--- Start of Given entries ---

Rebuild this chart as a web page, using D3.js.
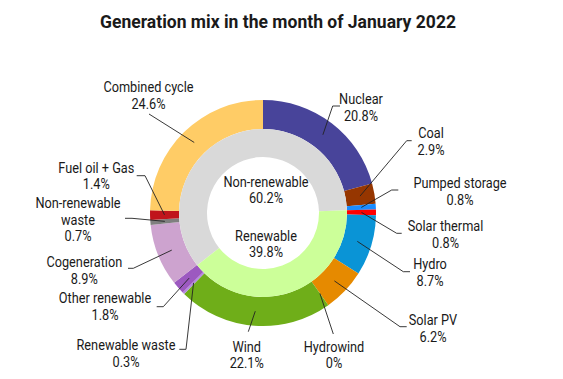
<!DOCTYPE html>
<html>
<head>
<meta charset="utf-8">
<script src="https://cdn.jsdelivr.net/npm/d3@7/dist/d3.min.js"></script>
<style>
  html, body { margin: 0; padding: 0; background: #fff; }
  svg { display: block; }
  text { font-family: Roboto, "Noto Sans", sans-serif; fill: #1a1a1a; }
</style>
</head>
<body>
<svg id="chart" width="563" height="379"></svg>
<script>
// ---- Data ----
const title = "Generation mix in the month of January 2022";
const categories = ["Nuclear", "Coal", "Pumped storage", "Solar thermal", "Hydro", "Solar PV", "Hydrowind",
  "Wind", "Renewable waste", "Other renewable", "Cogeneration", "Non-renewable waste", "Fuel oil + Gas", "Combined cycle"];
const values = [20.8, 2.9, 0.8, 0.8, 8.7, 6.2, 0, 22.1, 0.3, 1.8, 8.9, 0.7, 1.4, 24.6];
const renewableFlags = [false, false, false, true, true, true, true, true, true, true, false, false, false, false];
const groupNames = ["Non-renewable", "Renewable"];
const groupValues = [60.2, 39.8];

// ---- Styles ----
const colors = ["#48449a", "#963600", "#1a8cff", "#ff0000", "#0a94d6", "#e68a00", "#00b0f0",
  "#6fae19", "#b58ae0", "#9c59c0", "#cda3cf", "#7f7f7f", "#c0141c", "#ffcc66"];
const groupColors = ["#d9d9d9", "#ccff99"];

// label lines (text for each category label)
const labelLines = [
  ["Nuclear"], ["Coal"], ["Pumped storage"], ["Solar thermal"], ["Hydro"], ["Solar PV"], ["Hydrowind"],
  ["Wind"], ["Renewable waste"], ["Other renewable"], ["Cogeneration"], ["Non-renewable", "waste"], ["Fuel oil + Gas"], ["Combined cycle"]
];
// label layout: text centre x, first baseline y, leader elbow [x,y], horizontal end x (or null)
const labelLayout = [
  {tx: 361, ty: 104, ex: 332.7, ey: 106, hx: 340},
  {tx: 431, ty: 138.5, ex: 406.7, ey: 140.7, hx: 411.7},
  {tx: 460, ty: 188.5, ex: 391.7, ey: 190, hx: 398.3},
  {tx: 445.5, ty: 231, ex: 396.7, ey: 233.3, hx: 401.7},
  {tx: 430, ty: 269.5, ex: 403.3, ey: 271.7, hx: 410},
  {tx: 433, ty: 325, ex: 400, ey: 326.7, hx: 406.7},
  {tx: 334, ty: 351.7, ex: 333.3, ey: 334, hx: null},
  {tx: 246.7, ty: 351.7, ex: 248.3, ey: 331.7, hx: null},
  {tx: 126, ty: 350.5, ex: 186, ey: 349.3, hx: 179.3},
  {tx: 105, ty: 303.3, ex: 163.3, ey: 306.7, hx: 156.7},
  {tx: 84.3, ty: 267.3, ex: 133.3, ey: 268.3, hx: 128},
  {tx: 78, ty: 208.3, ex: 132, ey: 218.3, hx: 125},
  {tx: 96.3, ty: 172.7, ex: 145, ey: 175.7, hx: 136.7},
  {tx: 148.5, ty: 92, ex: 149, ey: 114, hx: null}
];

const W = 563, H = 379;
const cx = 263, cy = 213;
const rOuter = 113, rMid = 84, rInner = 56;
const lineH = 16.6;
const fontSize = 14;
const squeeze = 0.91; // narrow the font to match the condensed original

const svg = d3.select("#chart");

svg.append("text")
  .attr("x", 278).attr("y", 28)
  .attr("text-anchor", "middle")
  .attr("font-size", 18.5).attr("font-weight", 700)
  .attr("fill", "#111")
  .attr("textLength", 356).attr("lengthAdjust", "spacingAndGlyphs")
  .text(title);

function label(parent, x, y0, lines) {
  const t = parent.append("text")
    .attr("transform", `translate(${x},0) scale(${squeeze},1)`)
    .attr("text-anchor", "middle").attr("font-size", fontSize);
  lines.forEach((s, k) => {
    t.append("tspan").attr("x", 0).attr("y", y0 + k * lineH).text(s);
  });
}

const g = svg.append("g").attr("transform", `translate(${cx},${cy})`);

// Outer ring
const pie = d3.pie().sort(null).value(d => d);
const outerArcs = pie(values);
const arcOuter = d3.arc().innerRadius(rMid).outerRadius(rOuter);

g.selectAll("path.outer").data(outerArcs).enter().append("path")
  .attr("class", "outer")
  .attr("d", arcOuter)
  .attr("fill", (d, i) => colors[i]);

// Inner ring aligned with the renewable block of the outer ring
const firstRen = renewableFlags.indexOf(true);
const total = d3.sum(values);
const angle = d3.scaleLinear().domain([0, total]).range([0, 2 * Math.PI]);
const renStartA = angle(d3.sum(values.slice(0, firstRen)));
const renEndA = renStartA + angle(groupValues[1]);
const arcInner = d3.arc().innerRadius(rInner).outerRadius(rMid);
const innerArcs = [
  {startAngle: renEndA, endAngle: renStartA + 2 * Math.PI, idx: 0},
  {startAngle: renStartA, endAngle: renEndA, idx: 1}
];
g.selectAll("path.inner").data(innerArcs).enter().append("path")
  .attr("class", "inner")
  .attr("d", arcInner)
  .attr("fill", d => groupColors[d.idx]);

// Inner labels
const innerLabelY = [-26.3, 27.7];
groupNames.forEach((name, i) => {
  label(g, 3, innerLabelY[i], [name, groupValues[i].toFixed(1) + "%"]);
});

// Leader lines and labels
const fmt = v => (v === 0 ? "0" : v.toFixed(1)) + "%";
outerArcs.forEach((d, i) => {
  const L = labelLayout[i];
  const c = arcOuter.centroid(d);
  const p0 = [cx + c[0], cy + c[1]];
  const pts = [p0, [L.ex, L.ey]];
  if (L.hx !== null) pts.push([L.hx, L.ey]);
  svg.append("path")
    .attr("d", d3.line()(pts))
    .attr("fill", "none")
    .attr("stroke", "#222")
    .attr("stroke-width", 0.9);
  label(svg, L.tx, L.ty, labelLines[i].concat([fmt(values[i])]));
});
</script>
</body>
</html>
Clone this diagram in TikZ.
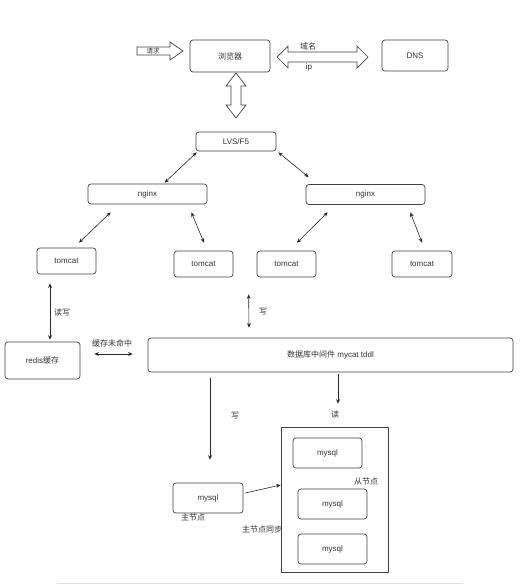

--- End of Given entries ---

Request: Set the lines above down again, word for word, from the first through the one containing "const groupValues = [60.2, 39.8];"; pictures excluded.

Problem solution:
Rebuild this chart as a web page, using D3.js.
<!DOCTYPE html>
<html>
<head>
<meta charset="utf-8">
<script src="https://cdn.jsdelivr.net/npm/d3@7/dist/d3.min.js"></script>
<style>
  html, body { margin: 0; padding: 0; background: #fff; }
  svg { display: block; }
  text { font-family: Roboto, "Noto Sans", sans-serif; fill: #1a1a1a; }
</style>
</head>
<body>
<svg id="chart" width="563" height="379"></svg>
<script>
// ---- Data ----
const title = "Generation mix in the month of January 2022";
const categories = ["Nuclear", "Coal", "Pumped storage", "Solar thermal", "Hydro", "Solar PV", "Hydrowind",
  "Wind", "Renewable waste", "Other renewable", "Cogeneration", "Non-renewable waste", "Fuel oil + Gas", "Combined cycle"];
const values = [20.8, 2.9, 0.8, 0.8, 8.7, 6.2, 0, 22.1, 0.3, 1.8, 8.9, 0.7, 1.4, 24.6];
const renewableFlags = [false, false, false, true, true, true, true, true, true, true, false, false, false, false];
const groupNames = ["Non-renewable", "Renewable"];
const groupValues = [60.2, 39.8];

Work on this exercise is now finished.